There are some photos on Daniel Tammet’s blog, of how he sees numbers. He holds the European record for reciting PI, and describes the calculation more as flying over a landscape of numbers, shapes and colors. He also describes in his latest book, that he does not think he is unique – we all have these abilities, just have to learn to use it.
I guess the border to what is called real Synesthesia is gradual. I do not have unique colors for 10.000 numbers as Tammet does – but for low numbers I can tell very specifically which color they have. When scanning the old sketchbooks I came across one picture where I used numbers to color an image. So I filled it now on the PC with the corresponding hues.
Coloring by numbers.
The thing falls quite a bit of the image I have in my head, because the numbers I see are also describing the luminance. Number 10 is yellow – but bright like a light source. And since paper doesn’t glow, I can’t really put it in there. The 0 is more blueish and cold, but just as bright – a 3 on the other hand is a proper blue you can buy in paint tubes.

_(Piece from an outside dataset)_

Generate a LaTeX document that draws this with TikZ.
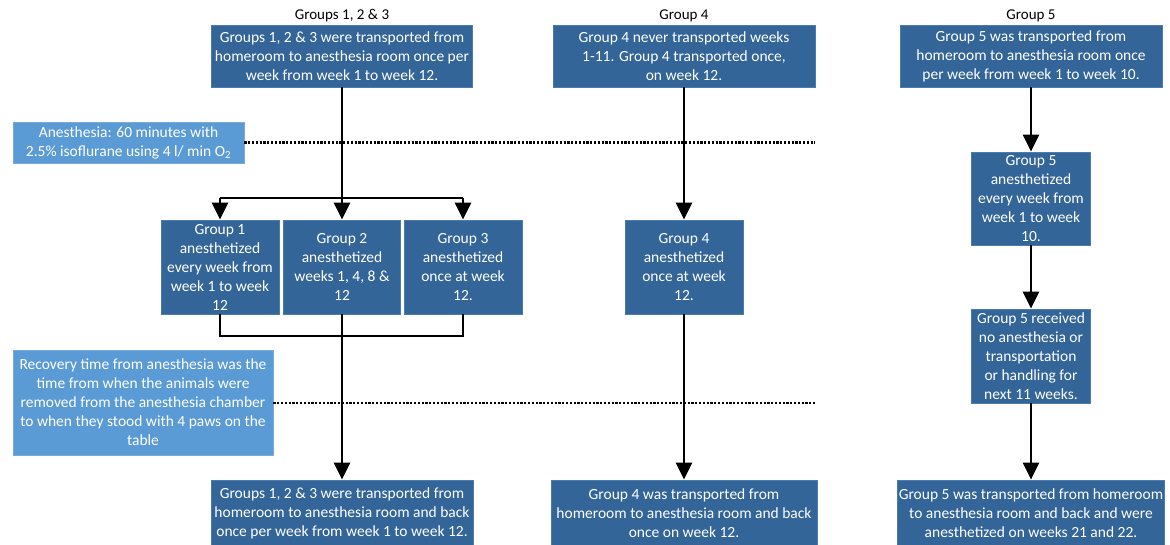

I was looking if there are some systems in the relations. But it does not go really nice around a color circle (which I guess would make the thing more practical). Here I tried to map the numbers on a color chart.
The numbers mapped on a CIE color chart. The line brightness shows the luminance.
Unfortunately I don’t see a logical pattern.
There are also some areas underrepresented. Number 6 is a strong cadmium red, but dark warm reds are missing. Maybe connected: When painting I do have trouble with dark reds. It is hard for me to observe exactly what color is what. Orange is a much more comfy area – with 5 being orange. 4 and 6 are close-by. Maybe that’s why this web-page ended up orange, as do many of my pictures.
And when going above twenty, or into fractions, it doesn’t follow mathematical rules. While 15 is still a glowy orange (10 and 5), for 25 it is simply: green and orange. Just as 2.5 … so while the numbers do help me to remember colors from real world scenes, there will be no awesome endless PI calculations for me.